▼
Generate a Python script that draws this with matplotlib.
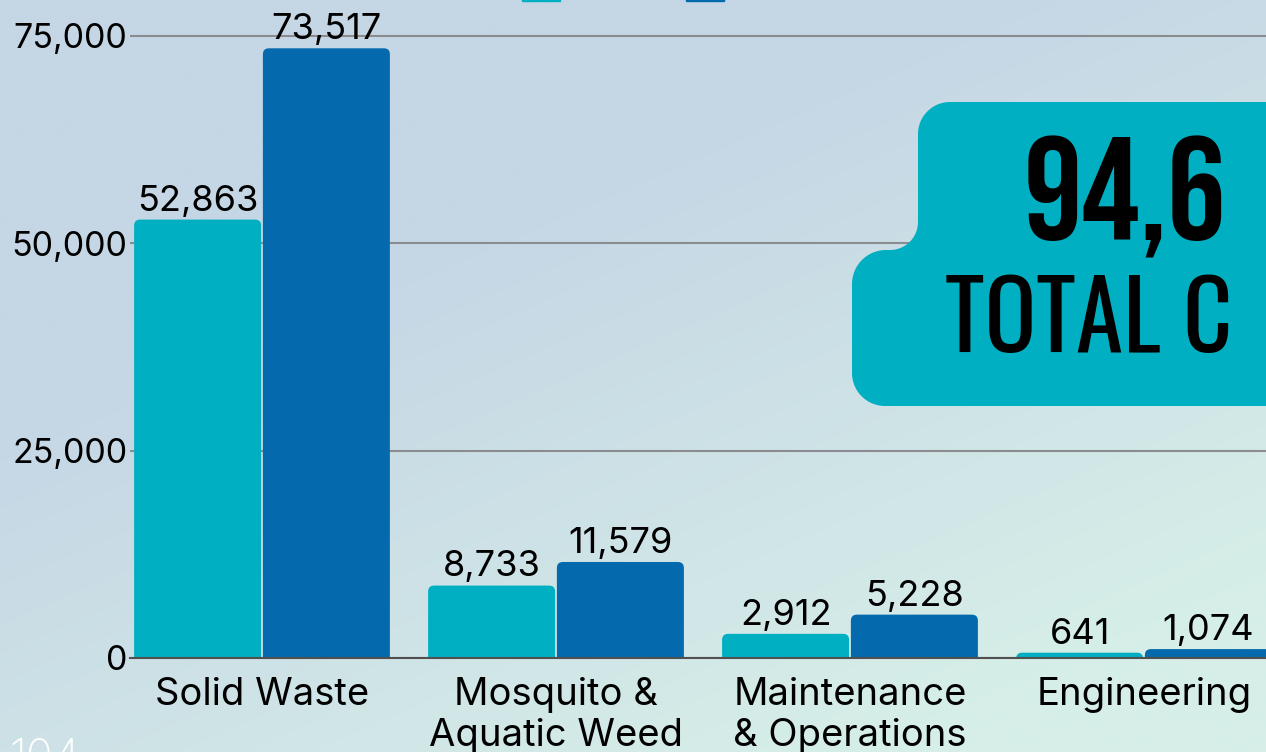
import numpy as np
import matplotlib
matplotlib.use("Agg")
import matplotlib.pyplot as plt
import matplotlib.font_manager as fm
from matplotlib.patches import FancyBboxPatch, Polygon, Patch

plt.rcParams['font.family'] = ['Inter', 'DejaVu Sans']

# ---------------- data ----------------
categories = ["Solid Waste", "Mosquito &\nAquatic Weed", "Maintenance\n& Operations", "Engineering"]
series_names = ["FY21", "FY22"]
fy21 = [52863, 8733, 2912, 641]
fy22 = [73517, 11579, 5228, 1074]
ytick_values = [0, 25000, 50000, 75000]
ytick_labels = ["0", "25,000", "50,000", "75,000"]
badge_number = "94,6"
badge_caption = "TOTAL C"
page_number = "104"

c21 = "#00AFC1"
c22 = "#046AAD"
badge_color = "#00AFC1"

W, H = 1266, 752
fig = plt.figure(figsize=(W / 100, H / 100), dpi=100)


# ---------------- pick condensed fonts for the badge ----------------
def pick(pref):
    entries = fm.fontManager.ttflist
    names = [f.name for f in entries]
    for p in pref:
        if p in names:
            return p, 'normal'
    for f in entries:
        if 'Condensed' in f.name or 'Narrow' in f.name:
            return f.name, 'normal'
    for f in entries:
        if str(f.stretch) in ('condensed', 'semi-condensed', 'extra-condensed', 'ultra-condensed'):
            return f.name, str(f.stretch)
    return 'DejaVu Sans', 'normal'


num_family, num_stretch = pick(['Bebas Neue', 'League Gothic', 'Oswald', 'Antonio', 'Roboto Condensed',
                                'Open Sans Condensed', 'Liberation Sans Narrow', 'Arial Narrow',
                                'DejaVu Sans Condensed', 'Noto Sans Condensed'])
cap_family, cap_stretch = pick(['Oswald', 'Antonio', 'Roboto Condensed', 'Open Sans Condensed',
                                'Liberation Sans Narrow', 'Noto Sans Condensed', 'DejaVu Sans Condensed',
                                'Bebas Neue', 'League Gothic'])

# ---------------- background gradient ----------------
bg = fig.add_axes([0, 0, 1, 1], zorder=0)
yy, xx = np.mgrid[0:1:200j, 0:1:340j]
t = np.clip((0.55 * xx + 0.75 * yy - 0.42) / 0.7, 0, 1)[..., None]
blue = np.array([197, 214, 229]) / 255
aqua = np.array([214, 238, 232]) / 255
img = blue * (1 - t) + aqua * t
bg.imshow(img, extent=[0, 1, 0, 1], aspect='auto', origin='upper', interpolation='bilinear')
bg.axis('off')

# ---------------- main axes ----------------
xmin, xmax = -0.449, 3.415
ymax = 75400
px_per_y = 622 / 75000
ax_h_px = ymax * px_per_y
ax = fig.add_axes([130 / W, (H - 658) / H, (W - 130) / W, ax_h_px / H], zorder=1)
ax.patch.set_alpha(0)
ax.set_xlim(xmin, xmax)
ax.set_ylim(0, ymax)

x = np.arange(len(categories))
bw = 0.432
off = 0.219
b1 = ax.bar(x - off, fy21, bw, color=c21, label=series_names[0])
b2 = ax.bar(x + off, fy22, bw, color=c22, label=series_names[1])

# rounded tops
px_per_x = (W - 130) / (xmax - xmin)
rx = 6 / px_per_x
asp = (1 / px_per_y) / (1 / px_per_x)
ext = 2.5 * rx * asp
for cont, col in ((b1, c21), (b2, c22)):
    for r in cont:
        r.set_visible(False)
        p = FancyBboxPatch((r.get_x(), -ext), r.get_width(), r.get_height() + ext,
                           boxstyle=f"round,pad=0,rounding_size={rx}",
                           mutation_aspect=asp, fc=col, ec='none', zorder=2)
        ax.add_patch(p)
    ax.bar_label(cont, labels=[f"{v:,.0f}" for v in cont.datavalues],
                 padding=1.5, fontsize=26, color='black', zorder=3)

ax.set_yticks(ytick_values)
ax.set_yticklabels(ytick_labels, fontsize=24.5)
ax.set_xticks(x)
ax.set_xticklabels(categories, fontsize=27.5, linespacing=1.2)
ax.tick_params(axis='both', length=0)
ax.tick_params(axis='y', pad=2)
ax.tick_params(axis='x', pad=13.5)
ax.grid(axis='y', color='#8a8c90', lw=1.5)
ax.set_axisbelow(True)
for s in ('top', 'right', 'left'):
    ax.spines[s].set_visible(False)
ax.spines['bottom'].set_color('#505050')
ax.spines['bottom'].set_linewidth(1.5)
ax.spines['bottom'].set_zorder(4)

# legend (mostly above the visible area)
handles = [Patch(color=c21), Patch(color=c22)]
fig.legend(handles, series_names, loc='lower center', bbox_to_anchor=(672 / W, 1 - 4 / H),
           bbox_transform=fig.transFigure, frameon=False, ncol=2, fontsize=26,
           borderpad=0, handlelength=1.05, handleheight=1.05, handletextpad=0.2,
           columnspacing=1.0, borderaxespad=0)

# ---------------- overlay (badge, page number) ----------------
ov = fig.add_axes([0, 0, 1, 1], zorder=5)
ov.set_xlim(0, W)
ov.set_ylim(H, 0)
ov.axis('off')


def arc(cx, cy, r, a0, a1, n=20):
    a = np.radians(np.linspace(a0, a1, n))
    return np.column_stack([cx + r * np.cos(a), cy + r * np.sin(a)])


R = 1400
top, xl_up = 102, 918
lower_top, xl_low, bottom = 250, 852, 406
r1, r2, r3, r4 = 32, 28, 34, 33
pts = [np.array([[R, top]])]
pts.append(arc(xl_up + r1, top + r1, r1, 270, 180))
pts.append(arc(xl_up - r2, lower_top - r2, r2, 0, 90))
pts.append(arc(xl_low + r3, lower_top + r3, r3, 270, 180))
pts.append(arc(xl_low + r4, bottom - r4, r4, 180, 90))
pts.append(np.array([[R, bottom]]))
verts = np.vstack(pts)
ov.add_patch(Polygon(verts, closed=True, fc=badge_color, ec='none', clip_on=False))

num_span = (992, 1258)
cap_span = (923, 1255)
t_num = ov.text(sum(num_span) / 2, 240, badge_number, fontsize=105, fontweight='bold', color='black',
                family=[num_family, 'DejaVu Sans'], fontstretch=num_stretch,
                ha='center', va='baseline', clip_on=False)
t_cap = ov.text(sum(cap_span) / 2, 352, badge_caption, fontsize=69, color='black',
                fontweight='light',
                family=[cap_family, 'DejaVu Sans'], fontstretch=cap_stretch,
                ha='center', va='baseline', clip_on=False)
ov.text(9, 771, page_number, fontsize=32, color='white', fontweight='light',
        ha='left', va='baseline', clip_on=False)

# shrink badge texts if the available font is too wide for the visible span
fig.canvas.draw()
rend = fig.canvas.get_renderer()
for txt, span in ((t_num, num_span), (t_cap, cap_span)):
    w = txt.get_window_extent(rend).width
    target = span[1] - span[0]
    if w > target:
        txt.set_fontsize(txt.get_fontsize() * target / w)

fig.savefig("out.png", dpi=100)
▲
» DIRECTIONS:
Output exactly the span of lines from the top of the listing through the line holding "from matplotlib.patches import", and leave every picture out.

» TASK SOLUTION:
Generate a Python script that draws this with matplotlib.
import numpy as np
import matplotlib
matplotlib.use("Agg")
import matplotlib.pyplot as plt
import matplotlib.font_manager as fm
from matplotlib.patches import FancyBboxPatch, Polygon, Patch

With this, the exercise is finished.